You could also argue why would a game, which doesn't need to be
accurate, just a facsimile thereof, uses so many resources on an accurate portrayal of the galaxy, when gameplay might have been improved by using a less accurate, but 'more Hollywood'/'more controlled' representation. Take, for example the hand-placed/catalogue imported star clusters in E: D, that line up like arrows pointing back to Sol. Are they 'realistic', in the sense that those stars exist in reality? Yes. Do they look out of place and 'unrealistic', given the density of surrounding stars, and the artifacts of their creation? Yes again. That said, I am impressed by what
both Frontier and Vladimir Romanyuk have achieved.
[FWIW, I've gone through the (reverse engineered) code for galaxy generation for Frontier/FFE. Very interesting stuff.

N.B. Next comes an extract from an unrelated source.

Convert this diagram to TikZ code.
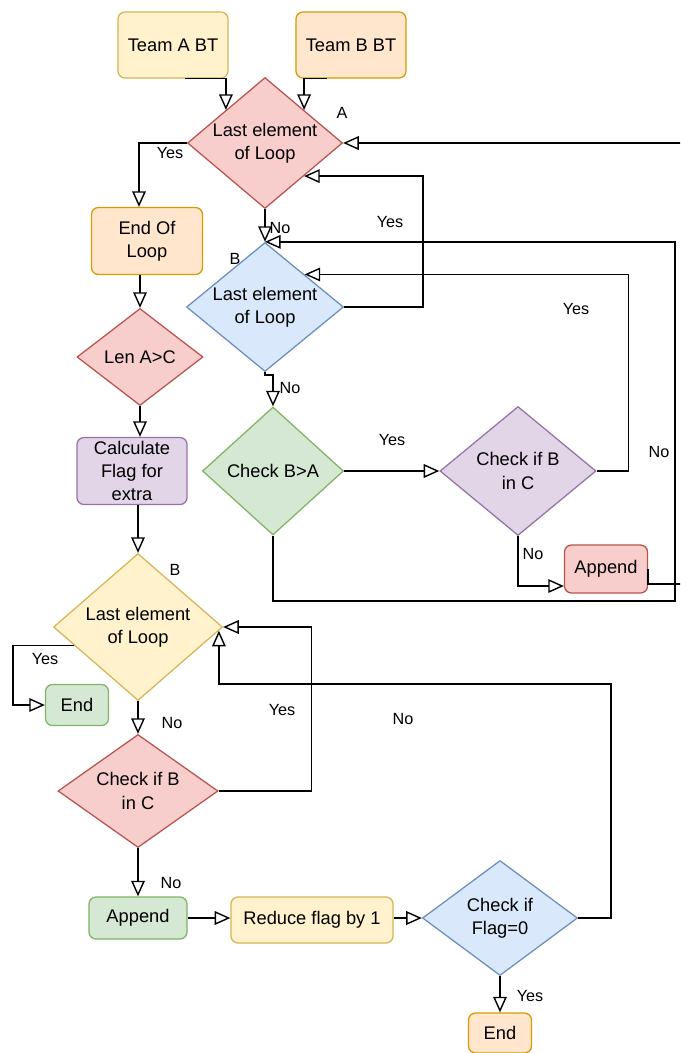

http://www.jongware.com/galaxy1.html. Plus SE may eventually become a game - though again I'm not disputing the very different end goals for each bit of software.]
*Edit - I'd also be curious to here from people with more astronomical knowledge as to whether the number of stable, binary pairs (or larger) configurations of planets E: D throws up with alarming regularity, are viable? And some large satellites seem to quite happily breach Roche Limits (based on my shonky A-level physics.

)
*Edit 2 - I'll also concede that, in the absence of peer-reviewed expert comments on either Space Engine, or Stellar Forge, I've no basis to suggest either is more
accurate than the other. One is prettier, with fewer visual oddities and artifacts, IMHO though.